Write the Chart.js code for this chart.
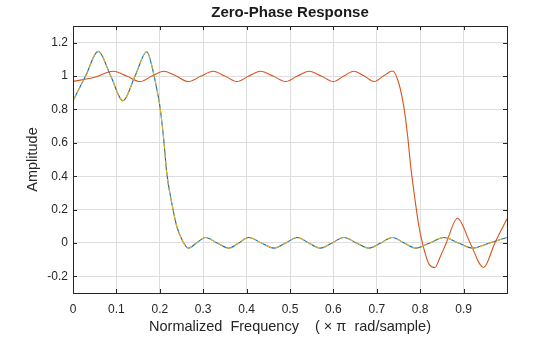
<!DOCTYPE html>
<html>
<head>
<meta charset="utf-8">
<script src="https://cdn.jsdelivr.net/npm/chart.js@4/dist/chart.umd.min.js"></script>
<style>
    body { margin: 0; background: #fff; }
</style>
</head>
<body>
<canvas id="graphique_zerophase" width="560" height="337"></canvas>
<script>
// low-pass filter (drawn twice: blue solid + yellow dashed)
const lpFreq = [0, 0.029, 0.058, 0.087, 0.115, 0.143, 0.170, 0.185, 0.193, 0.200, 0.209, 0.216, 0.229, 0.239, 0.251, 0.266,
    0.285, 0.305, 0.332, 0.359, 0.382, 0.405, 0.434, 0.463, 0.490, 0.517, 0.543, 0.570, 0.597, 0.624, 0.653,
    0.682, 0.709, 0.736, 0.763, 0.790, 0.822, 0.855, 0.888, 0.921, 0.960, 1.0];
const lpAmp = [0.852, 1.0, 1.148, 1.0, 0.852, 1.0, 1.146, 1.024, 0.923, 0.823, 0.622, 0.42, 0.22, 0.10, 0.02, -0.031,
    0.0, 0.033, 0.0, -0.031, 0.0, 0.033, 0.0, -0.031, 0.0, 0.033, 0.0, -0.031, 0.0, 0.033, 0.0,
    -0.031, 0.0, 0.033, 0.0, -0.031, 0.0, 0.033, 0.0, -0.031, 0.0, 0.033];

// wide-band filter (orange)
const wbFreq = [0, 0.05, 0.093, 0.124, 0.155, 0.182, 0.209, 0.238, 0.266, 0.295, 0.323, 0.350, 0.378, 0.405, 0.432,
    0.461, 0.490, 0.517, 0.544, 0.572, 0.600, 0.624, 0.647, 0.671, 0.694, 0.715, 0.736, 0.751, 0.763, 0.771,
    0.778, 0.788, 0.797, 0.807, 0.821, 0.834, 0.845, 0.860, 0.886, 0.915, 0.946, 0.972, 1.0];
const wbAmp = [0.968, 0.993, 1.029, 1.0, 0.967, 1.0, 1.029, 1.0, 0.967, 1.0, 1.029, 1.0, 0.967, 1.0, 1.029,
    1.0, 0.967, 1.0, 1.029, 1.0, 0.967, 1.0, 1.029, 1.0, 0.967, 1.0, 1.030, 0.954, 0.803, 0.642,
    0.462, 0.26, 0.10, -0.02, -0.13, -0.147, -0.09, 0.0, 0.148, 0.0, -0.147, 0.0, 0.145];

const xTicks = [0, 0.1, 0.2, 0.3, 0.4, 0.5, 0.6, 0.7, 0.8, 0.9];
const yTicks = [-0.2, 0, 0.2, 0.4, 0.6, 0.8, 1, 1.2];

function points(xs, ys) {
    return xs.map((x, i) => ({ x: x, y: ys[i] }));
}

const police = 'Liberation Sans, Arial, Helvetica, sans-serif';
const couleurAxe = '#262626';

// box + inward tick marks, matlab style
const cadre = {
    id: 'cadre',
    afterDraw(chart) {
        const { ctx, chartArea: a, scales } = chart;
        ctx.save();
        ctx.strokeStyle = couleurAxe;
        ctx.lineWidth = 1;
        ctx.beginPath();
        scales.x.ticks.forEach(t => {
            const px = Math.round(scales.x.getPixelForValue(t.value)) + 0.5;
            ctx.moveTo(px, a.bottom); ctx.lineTo(px, a.bottom - 4);
            ctx.moveTo(px, a.top); ctx.lineTo(px, a.top + 4);
        });
        scales.y.ticks.forEach(t => {
            const py = Math.round(scales.y.getPixelForValue(t.value)) + 0.5;
            ctx.moveTo(a.left, py); ctx.lineTo(a.left + 4, py);
            ctx.moveTo(a.right, py); ctx.lineTo(a.right - 4, py);
        });
        ctx.stroke();
        ctx.strokeRect(Math.round(a.left) + 0.5, Math.round(a.top) + 0.5,
            Math.round(a.right - a.left), Math.round(a.bottom - a.top));
        ctx.restore();
    }
};

const ligne = {
    pointRadius: 0,
    borderWidth: 1.1,
    fill: false,
    cubicInterpolationMode: 'monotone'
};

// chart.js draws the first dataset on top, so the dashed copy goes first
new Chart(document.getElementById('graphique_zerophase').getContext('2d'), {
    type: 'line',
    data: {
        datasets: [
            Object.assign({ label: 'Filtre 1 (bis)', data: points(lpFreq, lpAmp), borderColor: '#EDB120', borderDash: [6, 3] }, ligne),
            Object.assign({ label: 'Filtre 2', data: points(wbFreq, wbAmp), borderColor: '#D95319' }, ligne),
            Object.assign({ label: 'Filtre 1', data: points(lpFreq, lpAmp), borderColor: '#0072BD' }, ligne)
        ]
    },
    options: {
        responsive: false,
        animation: false,
        layout: { padding: { left: 0, right: 53, top: 0, bottom: 0 } },
        plugins: {
            legend: { display: false },
            tooltip: { enabled: false },
            title: {
                display: true,
                text: 'Zero-Phase Response',
                fullSize: false,
                color: '#1a1a1a',
                font: { family: police, size: 15, weight: 'bold' },
                padding: { top: 4, bottom: 4 }
            }
        },
        scales: {
            x: {
                type: 'linear',
                min: 0,
                max: 1,
                afterBuildTicks: scale => { scale.ticks = xTicks.map(v => ({ value: v })); },
                afterFit: scale => { scale.height = 44; },
                grid: { color: '#dedede', drawTicks: false },
                border: { display: false },
                ticks: {
                    padding: 9,
                    color: '#262626',
                    font: { family: police, size: 12 },
                    maxRotation: 0,
                    callback: v => String(parseFloat(v.toFixed(1)))
                },
                title: {
                    display: true,
                    text: 'Normalized  Frequency    ( × π  rad/sample)',
                    color: '#262626',
                    font: { family: police, size: 14.5 },
                    padding: { top: 0, bottom: 1 }
                }
            },
            y: {
                type: 'linear',
                min: -0.3,
                max: 1.3,
                afterBuildTicks: scale => { scale.ticks = yTicks.map(v => ({ value: v })); },
                afterFit: scale => { scale.width = 73; },
                grid: { color: '#dedede', drawTicks: false },
                border: { display: false },
                ticks: {
                    padding: 5,
                    color: '#262626',
                    font: { family: police, size: 12 },
                    callback: v => String(parseFloat(v.toFixed(1)))
                },
                title: {
                    display: true,
                    text: 'Amplitude',
                    color: '#262626',
                    font: { family: police, size: 14.5 },
                    padding: { top: 24.5, bottom: 0 }
                }
            }
        }
    },
    plugins: [cadre]
});
</script>
</body>
</html>
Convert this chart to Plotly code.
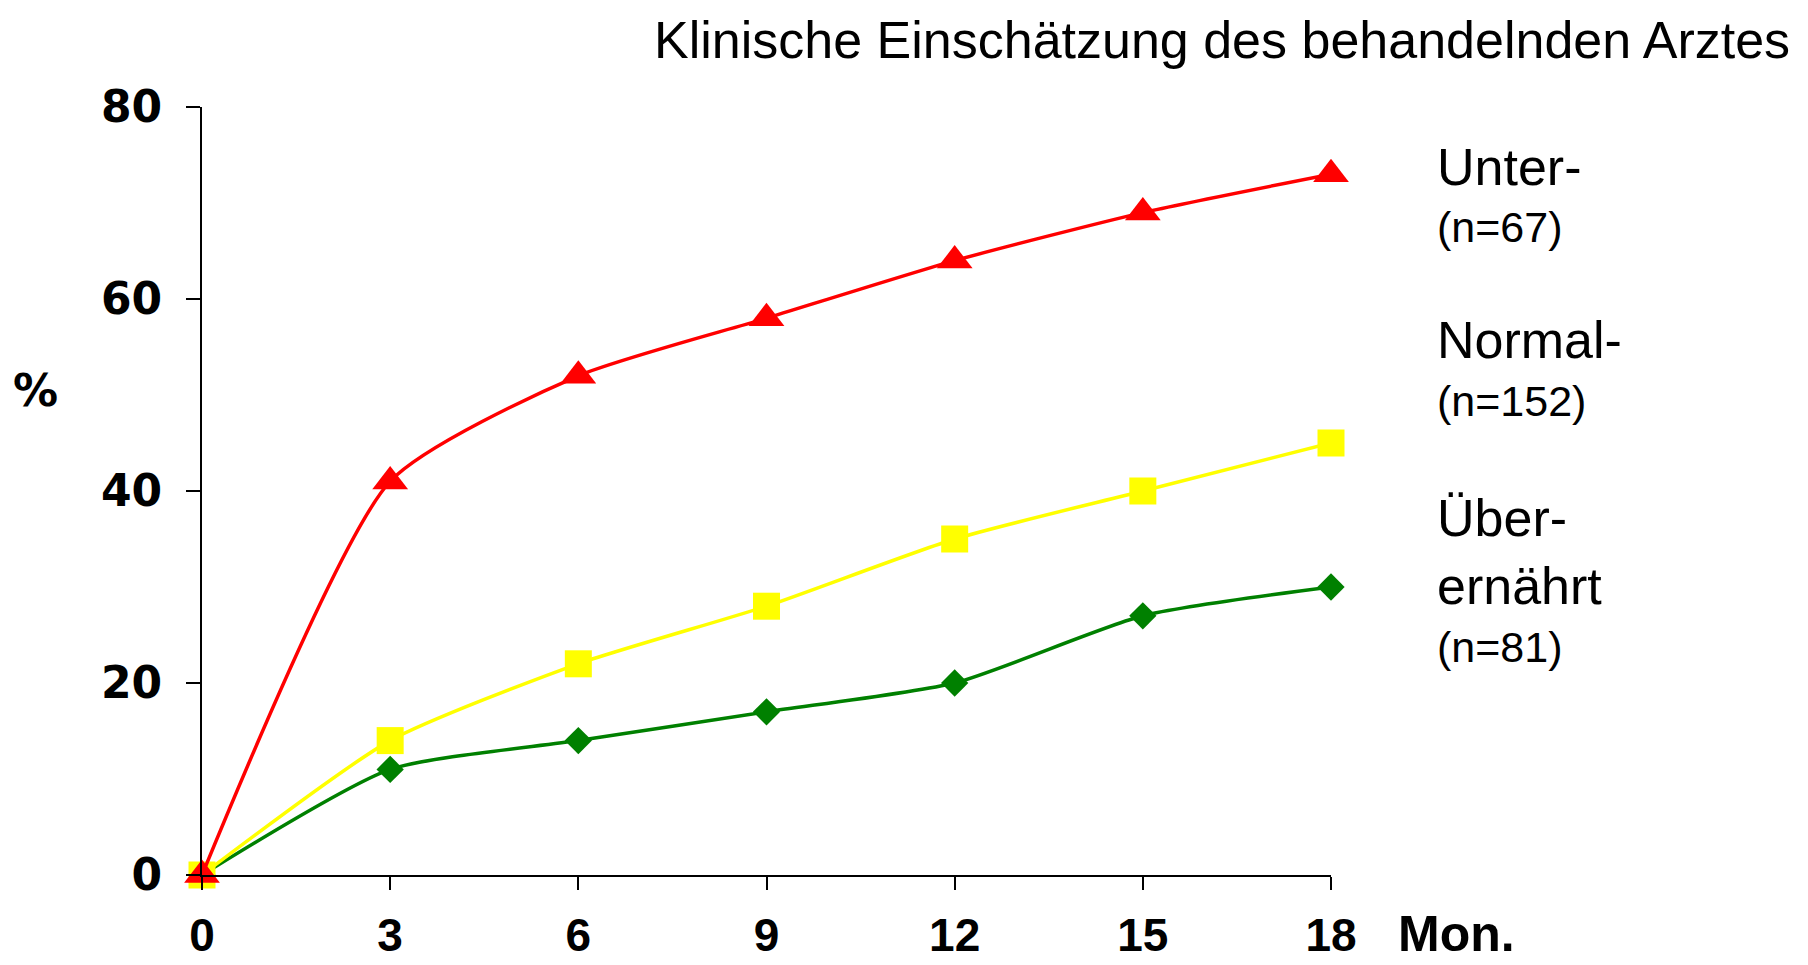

━━━━━━━━

▸ AIM OF THE EXERCISE:
Make an exact copy of all entries above, dropping the images.

▸ COMPLETE OUTPUT:
Write the Chart.js code for this chart.
<!DOCTYPE html>
<html>
<head>
<meta charset="utf-8">
<script src="https://cdn.jsdelivr.net/npm/chart.js@4/dist/chart.umd.min.js"></script>
<style>
    body { margin: 0; background: #fff; }
</style>
</head>
<body>
<canvas id="graphique_zerophase" width="560" height="337"></canvas>
<script>
// low-pass filter (drawn twice: blue solid + yellow dashed)
const lpFreq = [0, 0.029, 0.058, 0.087, 0.115, 0.143, 0.170, 0.185, 0.193, 0.200, 0.209, 0.216, 0.229, 0.239, 0.251, 0.266,
    0.285, 0.305, 0.332, 0.359, 0.382, 0.405, 0.434, 0.463, 0.490, 0.517, 0.543, 0.570, 0.597, 0.624, 0.653,
    0.682, 0.709, 0.736, 0.763, 0.790, 0.822, 0.855, 0.888, 0.921, 0.960, 1.0];
const lpAmp = [0.852, 1.0, 1.148, 1.0, 0.852, 1.0, 1.146, 1.024, 0.923, 0.823, 0.622, 0.42, 0.22, 0.10, 0.02, -0.031,
    0.0, 0.033, 0.0, -0.031, 0.0, 0.033, 0.0, -0.031, 0.0, 0.033, 0.0, -0.031, 0.0, 0.033, 0.0,
    -0.031, 0.0, 0.033, 0.0, -0.031, 0.0, 0.033, 0.0, -0.031, 0.0, 0.033];

// wide-band filter (orange)
const wbFreq = [0, 0.05, 0.093, 0.124, 0.155, 0.182, 0.209, 0.238, 0.266, 0.295, 0.323, 0.350, 0.378, 0.405, 0.432,
    0.461, 0.490, 0.517, 0.544, 0.572, 0.600, 0.624, 0.647, 0.671, 0.694, 0.715, 0.736, 0.751, 0.763, 0.771,
    0.778, 0.788, 0.797, 0.807, 0.821, 0.834, 0.845, 0.860, 0.886, 0.915, 0.946, 0.972, 1.0];
const wbAmp = [0.968, 0.993, 1.029, 1.0, 0.967, 1.0, 1.029, 1.0, 0.967, 1.0, 1.029, 1.0, 0.967, 1.0, 1.029,
    1.0, 0.967, 1.0, 1.029, 1.0, 0.967, 1.0, 1.029, 1.0, 0.967, 1.0, 1.030, 0.954, 0.803, 0.642,
    0.462, 0.26, 0.10, -0.02, -0.13, -0.147, -0.09, 0.0, 0.148, 0.0, -0.147, 0.0, 0.145];

const xTicks = [0, 0.1, 0.2, 0.3, 0.4, 0.5, 0.6, 0.7, 0.8, 0.9];
const yTicks = [-0.2, 0, 0.2, 0.4, 0.6, 0.8, 1, 1.2];

function points(xs, ys) {
    return xs.map((x, i) => ({ x: x, y: ys[i] }));
}

const police = 'Liberation Sans, Arial, Helvetica, sans-serif';
const couleurAxe = '#262626';

// box + inward tick marks, matlab style
const cadre = {
    id: 'cadre',
    afterDraw(chart) {
        const { ctx, chartArea: a, scales } = chart;
        ctx.save();
        ctx.strokeStyle = couleurAxe;
        ctx.lineWidth = 1;
        ctx.beginPath();
        scales.x.ticks.forEach(t => {
            const px = Math.round(scales.x.getPixelForValue(t.value)) + 0.5;
            ctx.moveTo(px, a.bottom); ctx.lineTo(px, a.bottom - 4);
            ctx.moveTo(px, a.top); ctx.lineTo(px, a.top + 4);
        });
        scales.y.ticks.forEach(t => {
            const py = Math.round(scales.y.getPixelForValue(t.value)) + 0.5;
            ctx.moveTo(a.left, py); ctx.lineTo(a.left + 4, py);
            ctx.moveTo(a.right, py); ctx.lineTo(a.right - 4, py);
        });
        ctx.stroke();
        ctx.strokeRect(Math.round(a.left) + 0.5, Math.round(a.top) + 0.5,
            Math.round(a.right - a.left), Math.round(a.bottom - a.top));
        ctx.restore();
    }
};

const ligne = {
    pointRadius: 0,
    borderWidth: 1.1,
    fill: false,
    cubicInterpolationMode: 'monotone'
};

// chart.js draws the first dataset on top, so the dashed copy goes first
new Chart(document.getElementById('graphique_zerophase').getContext('2d'), {
    type: 'line',
    data: {
        datasets: [
            Object.assign({ label: 'Filtre 1 (bis)', data: points(lpFreq, lpAmp), borderColor: '#EDB120', borderDash: [6, 3] }, ligne),
            Object.assign({ label: 'Filtre 2', data: points(wbFreq, wbAmp), borderColor: '#D95319' }, ligne),
            Object.assign({ label: 'Filtre 1', data: points(lpFreq, lpAmp), borderColor: '#0072BD' }, ligne)
        ]
    },
    options: {
        responsive: false,
        animation: false,
        layout: { padding: { left: 0, right: 53, top: 0, bottom: 0 } },
        plugins: {
            legend: { display: false },
            tooltip: { enabled: false },
            title: {
                display: true,
                text: 'Zero-Phase Response',
                fullSize: false,
                color: '#1a1a1a',
                font: { family: police, size: 15, weight: 'bold' },
                padding: { top: 4, bottom: 4 }
            }
        },
        scales: {
            x: {
                type: 'linear',
                min: 0,
                max: 1,
                afterBuildTicks: scale => { scale.ticks = xTicks.map(v => ({ value: v })); },
                afterFit: scale => { scale.height = 44; },
                grid: { color: '#dedede', drawTicks: false },
                border: { display: false },
                ticks: {
                    padding: 9,
                    color: '#262626',
                    font: { family: police, size: 12 },
                    maxRotation: 0,
                    callback: v => String(parseFloat(v.toFixed(1)))
                },
                title: {
                    display: true,
                    text: 'Normalized  Frequency    ( × π  rad/sample)',
                    color: '#262626',
                    font: { family: police, size: 14.5 },
                    padding: { top: 0, bottom: 1 }
                }
            },
            y: {
                type: 'linear',
                min: -0.3,
                max: 1.3,
                afterBuildTicks: scale => { scale.ticks = yTicks.map(v => ({ value: v })); },
                afterFit: scale => { scale.width = 73; },
                grid: { color: '#dedede', drawTicks: false },
                border: { display: false },
                ticks: {
                    padding: 5,
                    color: '#262626',
                    font: { family: police, size: 12 },
                    callback: v => String(parseFloat(v.toFixed(1)))
                },
                title: {
                    display: true,
                    text: 'Amplitude',
                    color: '#262626',
                    font: { family: police, size: 14.5 },
                    padding: { top: 24.5, bottom: 0 }
                }
            }
        }
    },
    plugins: [cadre]
});
</script>
</body>
</html>
Convert this chart to Plotly code.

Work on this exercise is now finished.